▸ TASK DETAILS: Only the lines between the line holding "Emit a Python" and the line holding "units of 1E-012", both of those included, should be copied exactly; drop the pictures.

▸ DATA SECTION:

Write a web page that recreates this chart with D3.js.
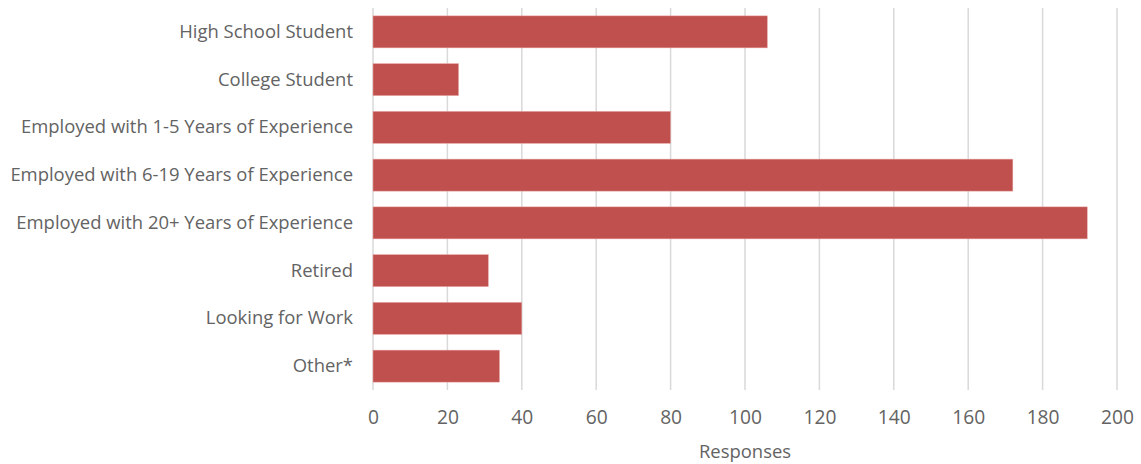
<!DOCTYPE html>
<html><head><meta charset="utf-8">
<script src="https://cdn.jsdelivr.net/npm/d3@7"></script>
<style>body{margin:0;background:#fff}</style>
</head><body>
<svg id="c" width="1141" height="464"></svg>
<script>
const categories = ["High School Student","College Student","Employed with 1-5 Years of Experience","Employed with 6-19 Years of Experience","Employed with 20+ Years of Experience","Retired","Looking for Work","Other*"];
const values = [106,23,80,172,192,31,40,34];
const ticks = [0,20,40,60,80,100,120,140,160,180,200];
const axisTitle = "Responses";

const svg = d3.select("#c");
const font = "'Open Sans', sans-serif";
const x = d3.scaleLinear().domain([0,200]).range([373,1117]);
const y = d3.scaleBand().domain(categories).range([8,390]).paddingInner(0.33).paddingOuter(0.165);

// gridlines
svg.append("g").selectAll("line").data(ticks).join("line")
  .attr("x1",d=>x(d)).attr("x2",d=>x(d)).attr("y1",8).attr("y2",390)
  .attr("stroke","#d9d9d9").attr("stroke-width",1.5);

// bars
svg.append("g").selectAll("rect").data(values).join("rect")
  .attr("x",x(0)).attr("y",(d,i)=>y(categories[i]))
  .attr("width",d=>x(d)-x(0)).attr("height",y.bandwidth())
  .attr("fill","#c0504d").attr("stroke","#e6a6a4").attr("stroke-width",0.5);

// x axis
const xa = svg.append("g").attr("transform","translate(0,390)")
  .call(d3.axisBottom(x).tickValues(ticks).tickSize(0).tickPadding(20));
xa.select(".domain").remove();
xa.selectAll("text").attr("font-family",font).attr("font-size",17).attr("fill","#636363");

// y axis
const ya = svg.append("g").attr("transform","translate(373,0)")
  .call(d3.axisLeft(y).tickSize(0).tickPadding(20));
ya.select(".domain").remove();
ya.selectAll("text").attr("font-family",font).attr("font-size",17).attr("fill","#636363");
// fit longest label width to ~343px
let maxW = 0;
ya.selectAll("text").each(function(){maxW=Math.max(maxW,this.getComputedTextLength());});
const fs = 17*343/maxW;
ya.selectAll("text").attr("font-size",fs);
xa.selectAll("text").attr("font-size",fs*1.04);

svg.append("text").attr("x",745).attr("y",458).attr("text-anchor","middle")
  .attr("font-family",font).attr("font-size",fs).attr("fill","#636363").text(axisTitle);
</script>
</body></html>
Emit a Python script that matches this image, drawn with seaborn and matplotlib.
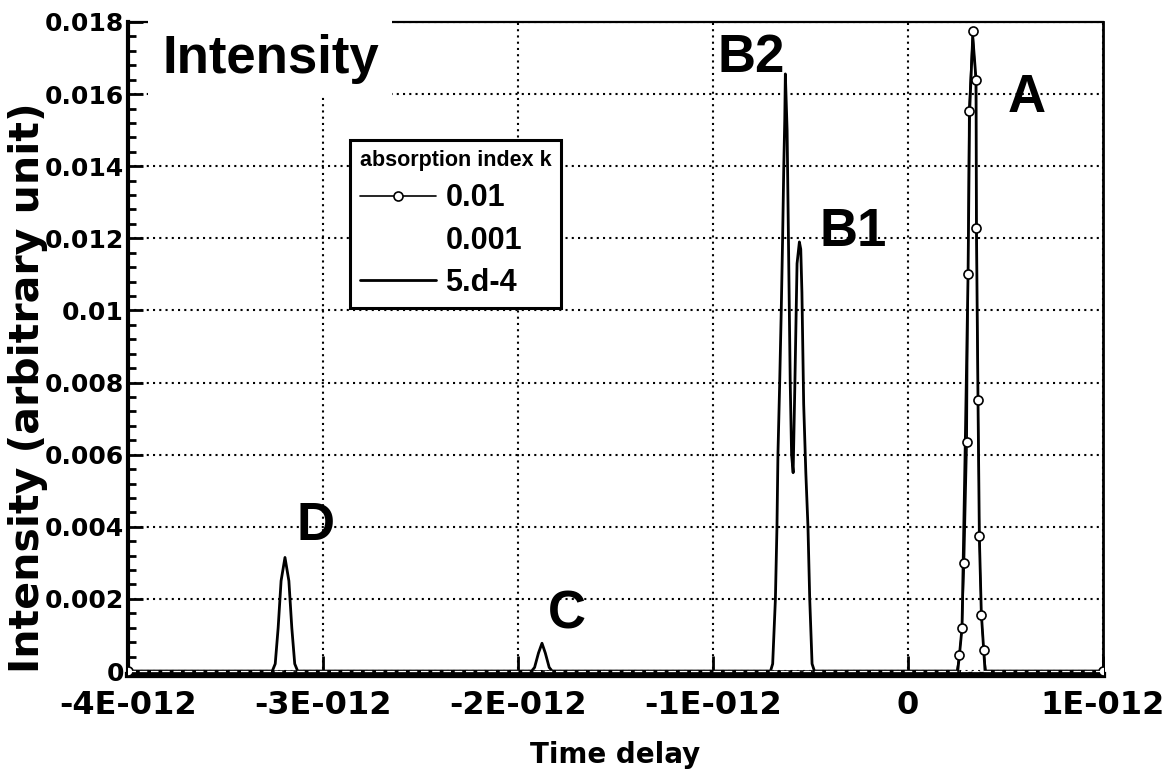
import numpy as np
import pandas as pd
import seaborn as sns
import matplotlib
matplotlib.use("Agg")
import matplotlib.pyplot as plt
from matplotlib.ticker import MultipleLocator, FixedLocator, FixedFormatter
from matplotlib.patches import Rectangle

sns.set_theme(style="ticks")
plt.rcParams['font.family'] = ['DejaVu Sans']
plt.rcParams['font.weight'] = 'bold'
for key in ["text.color", "axes.labelcolor", "xtick.color", "ytick.color", "axes.edgecolor"]:
    plt.rcParams[key] = "black"

PS = 1e-12  # time values below are in units of 1E-012

# k = 0.01 : only echo A is left
t_k01 = [-4.0, 0.25, 0.263, 0.277, 0.289, 0.303, 0.308, 0.312, 0.332, 0.347,
         0.351, 0.359, 0.366, 0.376, 0.388, 0.40, 1.0]
i_k01 = [0, 0, 0.00044, 0.00119, 0.0030, 0.00636, 0.01101, 0.01554, 0.01775,
         0.0164, 0.0123, 0.00752, 0.00374, 0.00155, 0.00058, 0, 0]
mark_k01 = [0] + list(range(2, 15)) + [16]

# k = 0.001 : drawn in white, only seen on the baseline
t_k001 = [-4.0, 1.0]
i_k001 = [0, 0]

# k = 5.d-4 : echoes D, C, B2/B1 and A
t_k5 = [-4.0, -3.26, -3.245, -3.23, -3.215, -3.195, -3.175, -3.16, -3.145, -3.13,
        -1.93, -1.915, -1.895, -1.877, -1.86, -1.84, -1.825,
        -0.705, -0.694, -0.680, -0.672, -0.667, -0.658, -0.650, -0.643, -0.637,
        -0.632, -0.629, -0.620, -0.612, -0.604, -0.597, -0.589, -0.580, -0.569,
        -0.557, -0.550, -0.544, -0.535, -0.524, -0.513, -0.504, -0.492, -0.480,
        0.255, 0.263, 0.277, 0.294, 0.308, 0.316, 0.332, 0.349, 0.351, 0.359,
        0.366, 0.376, 0.388, 0.395, 1.0]
i_k5 = [0, 0, 0.0002, 0.0012, 0.0025, 0.00315, 0.0025, 0.0012, 0.0002, 0,
        0, 0.0001, 0.0005, 0.00077, 0.0005, 0.0001, 0,
        0, 0.0002, 0.002, 0.004, 0.006, 0.008, 0.010, 0.012, 0.014,
        0.0153, 0.01656, 0.0150, 0.0115, 0.0080, 0.0060, 0.0055, 0.0080, 0.0113,
        0.0119, 0.0117, 0.0105, 0.0074, 0.0055, 0.0040, 0.0020, 0.0002, 0,
        0, 0.0004, 0.0012, 0.0064, 0.0110, 0.0155, 0.0176, 0.0164, 0.0123, 0.0075,
        0.0037, 0.0016, 0.0006, 0, 0]

x_ticks = [-4, -3, -2, -1, 0, 1]
x_tick_labels = ["-4E-012", "-3E-012", "-2E-012", "-1E-012", "0", "1E-012"]
y_ticks = [0, 0.002, 0.004, 0.006, 0.008, 0.01, 0.012, 0.014, 0.016, 0.018]
y_tick_labels = ["0", "0.002", "0.004", "0.006", "0.008", "0.01", "0.012",
                 "0.014", "0.016", "0.018"]

peak_names = ["A", "B1", "B2", "C", "D"]
peak_pos = [(0.9026, 0.862), (0.7097, 0.657), (0.605, 0.923), (0.431, 0.0707), (0.173, 0.207)]

fig = plt.figure(figsize=(11.66, 7.8), dpi=100)
ax = fig.add_axes([0.10978, 0.13462, 0.83619, 0.83718])

df5 = pd.DataFrame({"t": np.array(t_k5) * PS, "I": i_k5})
df01 = pd.DataFrame({"t": np.array(t_k01) * PS, "I": i_k01})
df001 = pd.DataFrame({"t": np.array(t_k001) * PS, "I": i_k001})

sns.lineplot(data=df5, x="t", y="I", ax=ax, color="black", lw=2.0,
             sort=False, estimator=None, label="5.d-4", zorder=3)
sns.lineplot(data=df01, x="t", y="I", ax=ax, color="black", lw=1.2,
             marker="o", ms=6.5, mfc="white", mec="black", mew=1.2,
             markevery=mark_k01, sort=False, estimator=None, label="0.01", zorder=4)
sns.lineplot(data=df001, x="t", y="I", ax=ax, color="white", lw=0.9,
             dashes=(6, 3), sort=False, estimator=None, label="0.001", zorder=5)

ax.set_xlim(-4 * PS, 1 * PS)
ax.set_ylim(-0.00011, 0.018)

ax.xaxis.set_major_locator(FixedLocator([v * PS for v in x_ticks]))
ax.xaxis.set_major_formatter(FixedFormatter(x_tick_labels))
ax.xaxis.set_minor_locator(MultipleLocator(0.2 * PS))
ax.yaxis.set_major_locator(FixedLocator(y_ticks))
ax.yaxis.set_major_formatter(FixedFormatter(y_tick_labels))
ax.yaxis.set_minor_locator(MultipleLocator(0.0004))

ax.tick_params(axis="both", which="both", direction="in", color="black",
               labelcolor="black", top=False, right=False)
ax.tick_params(axis="y", which="major", length=11, width=2, labelsize=18, pad=3)
ax.tick_params(axis="y", which="minor", length=6, width=2)
ax.tick_params(axis="x", which="major", length=14, width=2, labelsize=23, pad=11)
ax.tick_params(axis="x", which="minor", length=3, width=2)
for lab in ax.get_xticklabels() + ax.get_yticklabels():
    lab.set_fontweight("bold")

ax.grid(True, which="major", color="black", lw=1.5, ls=(0, (1, 2)))

for side, w in [("left", 3.0), ("bottom", 4.5), ("right", 2.0), ("top", 1.6)]:
    ax.spines[side].set_color("black")
    ax.spines[side].set_linewidth(w)

ax.set_xlabel("Time delay", fontsize=20, fontweight="bold", labelpad=14)
ax.set_ylabel("Intensity (arbitrary unit)", fontsize=29.5, fontweight="bold")
ax.yaxis.set_label_coords(-0.082, 0.44)

# white patch behind the big "Intensity" title
ax.add_patch(Rectangle((0.0205, 0.885), 0.2503, 0.14, transform=ax.transAxes,
                       facecolor="white", edgecolor="none", clip_on=False, zorder=6))
ax.text(0.035, 0.922, "Intensity", transform=ax.transAxes, ha="left", va="baseline",
        fontsize=38, fontweight="bold", family="Liberation Sans", zorder=7)

for name, (px, py) in zip(peak_names, peak_pos):
    ax.text(px, py, name, transform=ax.transAxes, ha="left", va="baseline",
            fontsize=38, fontweight="bold", family="Liberation Sans", zorder=7)

h, l = ax.get_legend_handles_labels()
order = [l.index("0.01"), l.index("0.001"), l.index("5.d-4")]
leg = ax.legend([h[i] for i in order], [l[i] for i in order],
                title="absorption index k", loc="upper left",
                bbox_to_anchor=(0.2277, 0.8187), borderaxespad=0,
                alignment="left", frameon=True, fancybox=False, framealpha=1,
                edgecolor="black", facecolor="white", numpoints=1,
                handlelength=2.5, handletextpad=0.3, labelspacing=0.4,
                borderpad=0.32,
                prop={"family": "Liberation Sans", "weight": "bold", "size": 22},
                title_fontproperties={"family": "Liberation Sans", "weight": "bold",
                                      "size": 15.5})
leg.get_frame().set_linewidth(2.2)
leg.set_zorder(8)

fig.savefig("out.png", dpi=100, facecolor="white")
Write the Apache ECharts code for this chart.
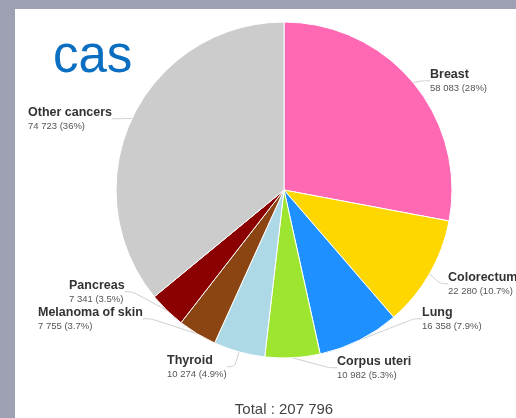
<!DOCTYPE html>
<html><head><meta charset="utf-8">
<script src="https://cdn.jsdelivr.net/npm/echarts@6/dist/echarts.min.js"></script>
<style>
html,body{margin:0;padding:0;width:516px;height:418px;overflow:hidden;background:#9ea1b4;}
#card{position:absolute;left:15px;top:9px;width:501px;height:409px;background:#fff;}
#chart{position:absolute;left:0;top:0;width:516px;height:418px;}
</style></head>
<body><div id="card"></div><div id="chart"></div>
<script>
const categories = ['Breast','Colorectum','Lung','Corpus uteri','Thyroid','Melanoma of skin','Pancreas','Other cancers'];
const values = [58083, 22280, 16358, 10982, 10274, 7755, 7341, 74723];
const percents = ['28%','10.7%','7.9%','5.3%','4.9%','3.7%','3.5%','36%'];
const totalLabel = 'Total : 207 796';
const colors = ['#ff69b4','#ffd700','#1e90ff','#9de52f','#add8e6','#8b4513','#8b0000','#cccccc'];
const labelPos = [[430,68],[448,271],[422,306],[337,355],[167,354],[38,306],[69,279],[28,106]];

function fmt(v){return String(v).replace(/\B(?=(\d{3})+(?!\d))/g,' ');}

const chart = echarts.init(document.getElementById('chart'));
chart.setOption({
  animation:false,
  color: colors,
  graphic:[
    {type:'text', left:53, top:32, style:{text:'cas', fill:'#0a6fc0', font:'51px "Liberation Sans", Arial, sans-serif'}},
    {type:'text', x:284, y:402, style:{text:totalLabel, fill:'#444', font:'15px "Liberation Sans", Arial, sans-serif', align:'center'}}
  ],
  series:[{
    type:'pie',
    center:[284,190],
    radius:168,
    startAngle:90,
    clockwise:true,
    itemStyle:{borderColor:'#fff', borderWidth:1},
    data: categories.map((c,i)=>({name:c, value:values[i]})),
    label:{
      show:true,
      overflow:'none',
      formatter:(p)=>'{n|'+p.name+'}\n{v|'+fmt(p.value)+' ('+percents[p.dataIndex]+')}',
      rich:{
        n:{fontSize:12.5, fontWeight:'bold', color:'#333', fontFamily:'"Liberation Sans", Arial, sans-serif', lineHeight:14},
        v:{fontSize:9.5, color:'#555', fontFamily:'"Liberation Sans", Arial, sans-serif', lineHeight:12}
      }
    },
    labelLine:{show:true, smooth:0.3, length:8, length2:8, lineStyle:{color:'#ccc', width:1}},
    labelLayout:(p)=>({x:labelPos[p.dataIndex][0], y:labelPos[p.dataIndex][1], align:'left', verticalAlign:'top'})
  }]
});
</script></body></html>
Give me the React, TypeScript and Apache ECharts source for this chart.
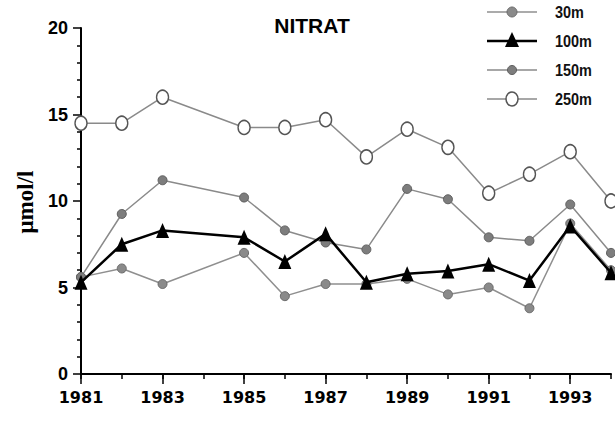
import React, { useEffect, useRef } from "react";
import * as echarts from "echarts";

const years = [1981, 1982, 1983, 1985, 1986, 1987, 1988, 1989, 1990, 1991, 1992, 1993, 1994];
const depth30 = [5.6, 6.1, 5.2, 7.0, 4.5, 5.2, 5.2, 5.5, 4.6, 5.0, 3.8, 8.7, 6.0];
const depth100 = [5.3, 7.5, 8.3, 7.9, 6.5, 8.1, 5.3, 5.8, 5.95, 6.35, 5.4, 8.55, 5.85];
const depth150 = [5.6, 9.25, 11.2, 10.2, 8.3, 7.6, 7.2, 10.7, 10.1, 7.9, 7.7, 9.8, 7.0];
const depth250 = [14.5, 14.5, 16.0, 14.25, 14.25, 14.7, 12.55, 14.15, 13.1, 10.45, 11.55, 12.85, 10.0];
const seriesNames = ["30m", "100m", "150m", "250m"];
const xLabelYears = [1981, 1983, 1985, 1987, 1989, 1991, 1993];
const titleText = "NITRAT";
const yAxisTitle = "μmol/l";

const sans = '"Liberation Sans", Arial, sans-serif';
const wide = '"DejaVu Sans", "Liberation Sans", sans-serif';
const serif = '"Liberation Serif", "DejaVu Serif", serif';

const styles = {
  "30m": { line: "#8f8f8f", lineW: 1.5, fill: "#8a8a8a", stroke: "#6a6a6a" },
  "100m": { line: "#000", lineW: 2.5, fill: "#000", stroke: "#000" },
  "150m": { line: "#8a8a8a", lineW: 1.5, fill: "#7d7d7d", stroke: "#5f5f5f" },
  "250m": { line: "#8a8a8a", lineW: 1.5, fill: "#fff", stroke: "#555" },
} as Record<string, { line: string; lineW: number; fill: string; stroke: string }>;

const pairs = (vals: number[]) => years.map((y, i) => [y, vals[i]]);

function legendGraphics() {
  const rowsY = [12, 41, 70, 99];
  const out: any[] = [];
  seriesNames.forEach((name, i) => {
    const y = rowsY[i];
    const s = styles[name];
    out.push({
      type: "line",
      shape: { x1: 487, y1: y, x2: 537, y2: y },
      style: { stroke: s.line, lineWidth: s.lineW },
    });
    if (name === "100m") {
      out.push({
        type: "polygon",
        shape: { points: [[512, y - 9], [505, y + 6], [519, y + 6]] },
        style: { fill: s.fill },
      });
    } else if (name === "250m") {
      out.push({
        type: "ellipse",
        shape: { cx: 512, cy: y, rx: 6, ry: 7 },
        style: { fill: s.fill, stroke: s.stroke, lineWidth: 1.5 },
      });
    } else {
      out.push({
        type: "circle",
        shape: { cx: 512, cy: y, r: name === "30m" ? 5 : 4.5 },
        style: { fill: s.fill, stroke: s.stroke, lineWidth: 1 },
      });
    }
    out.push({
      type: "text",
      x: 555,
      y: y,
      scaleX: 0.85,
      style: {
        text: name,
        fontFamily: sans,
        fontWeight: "bold",
        fontSize: 17,
        fill: "#111",
        align: "left",
        verticalAlign: "middle",
      },
    });
  });
  return out;
}

export default function App() {
  const ref = useRef<HTMLDivElement>(null);
  useEffect(() => {
    document.body.style.margin = "0";
    const chart = echarts.init(ref.current!, null, { renderer: "svg" });
    chart.setOption({
      animation: false,
      backgroundColor: "#fff",
      grid: { left: 81, right: 4, top: 28, bottom: 49 },
      xAxis: [
        {
          type: "value",
          min: 1981,
          max: 1994,
          interval: 1,
          position: "bottom",
          axisLine: { show: true, onZero: false, lineStyle: { color: "#000", width: 2 } },
          axisTick: { show: true, inside: false, length: 5, lineStyle: { color: "#000", width: 1.5 } },
          splitLine: { show: false },
          axisLabel: {
            margin: 15,
            fontFamily: wide,
            fontWeight: "bold",
            fontSize: 16,
            color: "#000",
            customValues: xLabelYears,
            formatter: (v: number) => (xLabelYears.includes(v) ? String(v) : ""),
          },
        },
        {
          type: "value",
          min: 1981,
          max: 1994,
          interval: 1,
          position: "bottom",
          axisLine: { show: false },
          axisTick: {
            show: true,
            inside: false,
            length: 10,
            customValues: xLabelYears,
            lineStyle: { color: "#000", width: 1.5 },
          },
          axisLabel: { show: false },
          splitLine: { show: false },
        },
      ],
      yAxis: {
        type: "value",
        min: 0,
        max: 20,
        interval: 5,
        axisLine: { show: true, lineStyle: { color: "#000", width: 2 } },
        axisTick: { show: true, inside: false, length: 8, lineStyle: { color: "#000", width: 1.5 } },
        minorTick: { show: true, splitNumber: 5, length: 4, lineStyle: { color: "#000", width: 1.5 } },
        splitLine: { show: false },
        axisLabel: {
          margin: 13,
          fontFamily: sans,
          fontWeight: "bold",
          fontSize: 18,
          color: "#000",
        },
      },
      graphic: [
        {
          type: "text",
          x: 312,
          y: 25,
          style: {
            text: titleText,
            fontFamily: sans,
            fontWeight: "bold",
            fontSize: 21,
            fill: "#000",
            align: "center",
            verticalAlign: "middle",
          },
        },
        {
          type: "text",
          x: 25,
          y: 202,
          rotation: Math.PI / 2,
          style: {
            text: yAxisTitle,
            fontFamily: serif,
            fontWeight: "bold",
            fontSize: 23,
            fill: "#000",
            align: "center",
            verticalAlign: "middle",
          },
        },
        ...legendGraphics(),
      ],
      series: seriesNames.map((name, i) => {
        const s = styles[name];
        const vals = [depth30, depth100, depth150, depth250][i];
        const isTri = name === "100m";
        return {
          name,
          type: "line",
          data: pairs(vals),
          clip: false,
          symbol: isTri ? "triangle" : "circle",
          symbolSize: isTri ? [13, 15] : name === "250m" ? [12, 14] : 9,
          itemStyle: {
            color: s.fill,
            borderColor: s.stroke,
            borderWidth: isTri ? 0 : name === "250m" ? 1.5 : 1,
          },
          lineStyle: { color: s.line, width: s.lineW },
          z: isTri ? 4 : name === "30m" ? 2 : 3,
        };
      }),
    });
    return () => chart.dispose();
  }, []);
  return <div ref={ref} style={{ width: 615, height: 423 }} />;
}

▸ EXPECTED ANSWER:
Emit a Python script that matches this image, drawn with seaborn and matplotlib.
import numpy as np
import pandas as pd
import seaborn as sns
import matplotlib
matplotlib.use("Agg")
import matplotlib.pyplot as plt
from matplotlib.ticker import MultipleLocator, FixedLocator, FixedFormatter
from matplotlib.patches import Rectangle

sns.set_theme(style="ticks")
plt.rcParams['font.family'] = ['DejaVu Sans']
plt.rcParams['font.weight'] = 'bold'
for key in ["text.color", "axes.labelcolor", "xtick.color", "ytick.color", "axes.edgecolor"]:
    plt.rcParams[key] = "black"

PS = 1e-12  # time values below are in units of 1E-012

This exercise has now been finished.